FBI details Sandy Hook shooter Adam Lanza's life in unsealed docs

Newly-unsealed FBI documents reveal fresh details on the life of Sandy Hook gunman Adam Lanza — including a visit to the home he shared with his mother by federal agents after he hacked into a government computer.

"The authorities told her that if her son was that smart, he could have a job with them someday," according to one of the heavily-redacted reports released without warning Tuesday.

MAP: Mass Shootings Since Sandy Hook

Lanza, at that point in the ninth grade, landed on investigator's radar after hacking his way into an unidentified agency's computer. The teen made it through two levels of security before his efforts were thwarted, the documents showed.

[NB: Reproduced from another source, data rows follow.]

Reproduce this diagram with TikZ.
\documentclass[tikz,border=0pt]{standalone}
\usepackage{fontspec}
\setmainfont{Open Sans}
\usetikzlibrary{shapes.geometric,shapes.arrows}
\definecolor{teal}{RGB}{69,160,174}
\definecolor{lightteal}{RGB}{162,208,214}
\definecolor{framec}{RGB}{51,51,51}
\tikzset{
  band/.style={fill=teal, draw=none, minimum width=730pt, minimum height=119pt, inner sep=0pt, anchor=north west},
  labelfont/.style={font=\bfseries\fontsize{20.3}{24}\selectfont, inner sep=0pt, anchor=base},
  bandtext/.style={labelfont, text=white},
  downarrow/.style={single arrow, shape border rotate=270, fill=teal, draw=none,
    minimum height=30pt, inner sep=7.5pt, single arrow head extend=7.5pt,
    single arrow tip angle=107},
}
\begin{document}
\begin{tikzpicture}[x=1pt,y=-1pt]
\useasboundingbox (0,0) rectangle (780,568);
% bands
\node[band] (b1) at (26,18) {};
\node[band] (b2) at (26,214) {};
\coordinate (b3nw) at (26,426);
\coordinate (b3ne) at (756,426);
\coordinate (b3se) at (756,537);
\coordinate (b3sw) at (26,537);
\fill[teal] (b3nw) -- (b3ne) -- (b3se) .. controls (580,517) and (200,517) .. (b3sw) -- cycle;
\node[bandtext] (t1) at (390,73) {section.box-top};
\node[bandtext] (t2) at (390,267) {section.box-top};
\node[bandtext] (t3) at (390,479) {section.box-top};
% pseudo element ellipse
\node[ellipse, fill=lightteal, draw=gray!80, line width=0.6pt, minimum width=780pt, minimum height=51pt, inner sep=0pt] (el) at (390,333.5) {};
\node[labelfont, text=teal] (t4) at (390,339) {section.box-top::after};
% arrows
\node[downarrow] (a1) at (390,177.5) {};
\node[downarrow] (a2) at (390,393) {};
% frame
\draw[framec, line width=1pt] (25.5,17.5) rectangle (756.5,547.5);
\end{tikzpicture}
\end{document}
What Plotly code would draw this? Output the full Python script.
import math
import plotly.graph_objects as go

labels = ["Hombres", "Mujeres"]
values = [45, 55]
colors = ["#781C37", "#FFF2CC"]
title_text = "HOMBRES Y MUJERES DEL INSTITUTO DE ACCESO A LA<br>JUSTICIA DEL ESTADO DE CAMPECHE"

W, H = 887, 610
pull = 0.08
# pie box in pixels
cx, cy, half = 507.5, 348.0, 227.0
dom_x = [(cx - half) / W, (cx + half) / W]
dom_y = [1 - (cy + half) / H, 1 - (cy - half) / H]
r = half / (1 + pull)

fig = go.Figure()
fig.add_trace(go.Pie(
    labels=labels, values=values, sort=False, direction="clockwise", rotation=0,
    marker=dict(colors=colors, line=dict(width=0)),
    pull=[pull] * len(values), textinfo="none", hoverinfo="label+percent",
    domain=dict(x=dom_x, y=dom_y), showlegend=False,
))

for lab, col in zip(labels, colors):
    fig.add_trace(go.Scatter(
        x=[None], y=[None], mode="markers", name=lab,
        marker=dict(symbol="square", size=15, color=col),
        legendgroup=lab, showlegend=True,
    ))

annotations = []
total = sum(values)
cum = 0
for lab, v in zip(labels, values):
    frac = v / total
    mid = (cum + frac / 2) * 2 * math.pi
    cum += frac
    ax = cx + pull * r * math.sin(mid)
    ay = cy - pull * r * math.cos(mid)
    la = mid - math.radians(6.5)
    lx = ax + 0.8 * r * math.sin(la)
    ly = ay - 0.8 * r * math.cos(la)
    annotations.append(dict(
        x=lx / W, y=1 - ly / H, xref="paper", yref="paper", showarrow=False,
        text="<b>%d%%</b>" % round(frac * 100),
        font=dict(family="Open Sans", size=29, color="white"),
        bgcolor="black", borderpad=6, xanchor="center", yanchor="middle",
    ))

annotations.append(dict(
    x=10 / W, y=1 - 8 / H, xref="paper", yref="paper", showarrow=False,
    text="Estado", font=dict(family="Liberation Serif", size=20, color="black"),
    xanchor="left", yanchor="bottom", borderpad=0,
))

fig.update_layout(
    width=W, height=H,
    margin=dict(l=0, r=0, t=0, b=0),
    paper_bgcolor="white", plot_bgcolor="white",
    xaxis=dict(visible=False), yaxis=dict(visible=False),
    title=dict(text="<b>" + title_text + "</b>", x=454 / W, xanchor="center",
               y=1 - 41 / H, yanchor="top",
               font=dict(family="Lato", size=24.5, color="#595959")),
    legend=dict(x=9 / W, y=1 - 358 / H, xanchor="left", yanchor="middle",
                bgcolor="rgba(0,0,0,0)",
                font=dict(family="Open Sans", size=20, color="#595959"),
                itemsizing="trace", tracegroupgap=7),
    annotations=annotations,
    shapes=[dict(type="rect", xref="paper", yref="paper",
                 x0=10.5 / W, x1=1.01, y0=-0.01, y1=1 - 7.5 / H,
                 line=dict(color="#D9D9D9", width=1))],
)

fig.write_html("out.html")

"Nancy had to convince the authorities that her son was just very intelligent and was challenging himself to see if he could hack (his way in)," the report said of Lanza’s mother.

The 1,500-page release further detailed how Lanza, 20, withdrew almost totally from the world in the three months before he descended on the Sandy Hook Elementary School and killed 26 innocents — 20 first-grade students and a half-dozen employees.

Neighbors reported seeing nothing unusual in the Lanza home on Yogananda St. in the days before the rampage. But Lanza became a shut-in before he headed to the school, spending three months in his home with little, if any, connection with the outside world.

His mother was banned from entering his room and documents recounted his lack of connection to society: No friends, no associates, no girlfriend — not even any interest in social media. Lanza focused instead on Japanese techno music and video games like "Super Mario Brothers."

The only job that Lanza ever held was at a computer repair company. And though his mother was a doting parent who provided her son with everything, Lanza killed her inside their suburban home before heading to his old grammar school.

One neighbor did tell the FBI that Nancy Lanza was a gun nut who "loved the feeling and power of a gun in her hand."